How much editing does AI content need?

Depends on the inputs. A draft from a well-loaded session — real audience context, brand examples, specific source material — may need a single editing pass: structure confirmed, claims verified, voice checked. A draft from a cold session without brand context or specific evidence typically needs significant rework that often costs more time than the generation saved. The editing burden is a function of brief quality, not model quality.

What's the fastest way to improve an AI draft?

Fix the input before editing the output. If the draft has generic claims, the brief lacked specific positioning. If the tone is flat, the brief lacked approved voice examples. If the structure doesn't hold, the brief didn't clarify the argument. Re-prompting from a better brief produces a better starting point than editing a draft from an insufficient one — and it's usually faster once you've identified the pattern.

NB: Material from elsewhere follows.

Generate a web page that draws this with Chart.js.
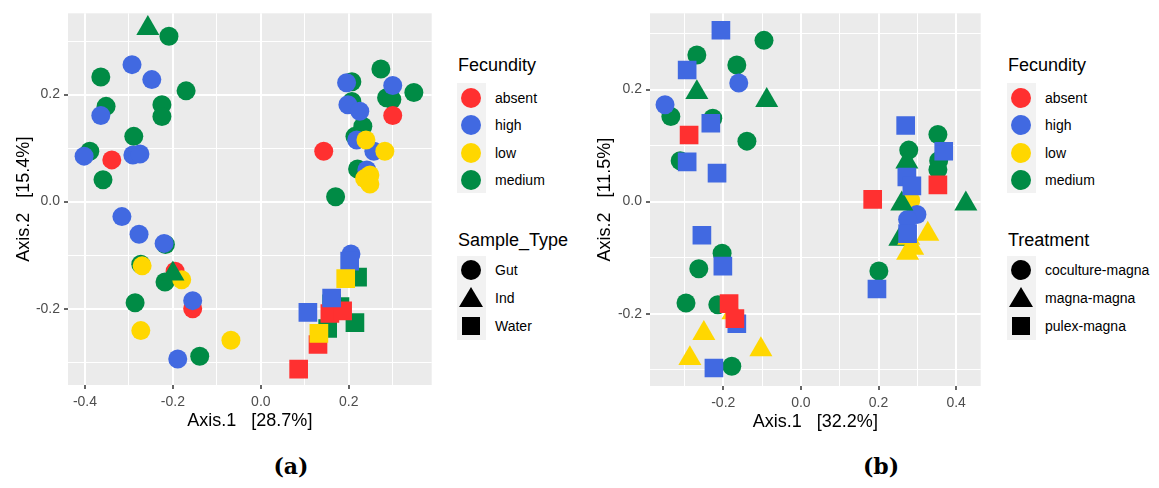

Can AI edit its own output?

To a useful degree. The model can identify hedging language, vague claims, and structural inconsistencies if asked specifically. What it can't do: check claims against source material it wasn't given, verify that the voice matches approved brand examples it doesn't have, or catch the accuracy gaps that arise from generating without real specifics. Use self-editing for a quick pass on prose; the accuracy and voice checks still require a human with access to the source.

What should I look for when reviewing AI-generated copy?

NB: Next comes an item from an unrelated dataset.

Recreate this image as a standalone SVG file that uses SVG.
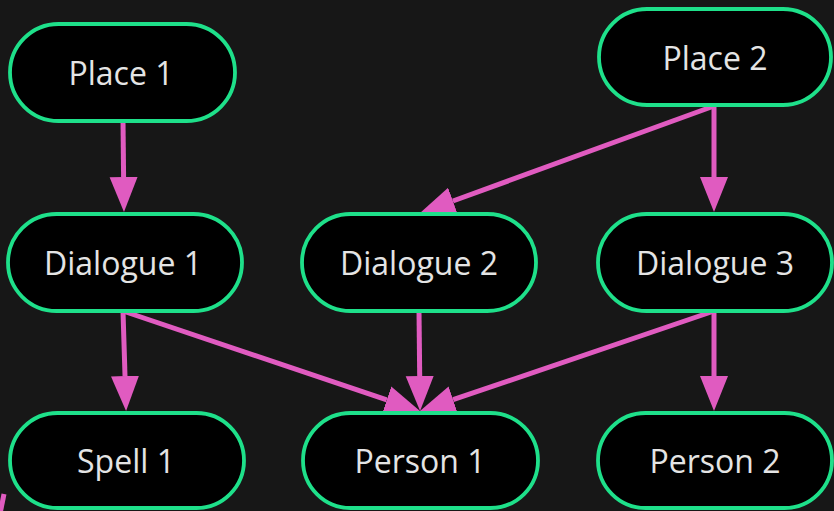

Run four checks in order: structure first (does the piece argue something, does each section advance it?), claims second (is every assertion specific and accurate to the brief or source material?), voice third (does it match approved brand examples from opening to closing?), and line last (prose quality once the other three are confirmed). Reviewing in this order means you catch the expensive problems — wrong argument, unsupported claims — before spending time on the prose.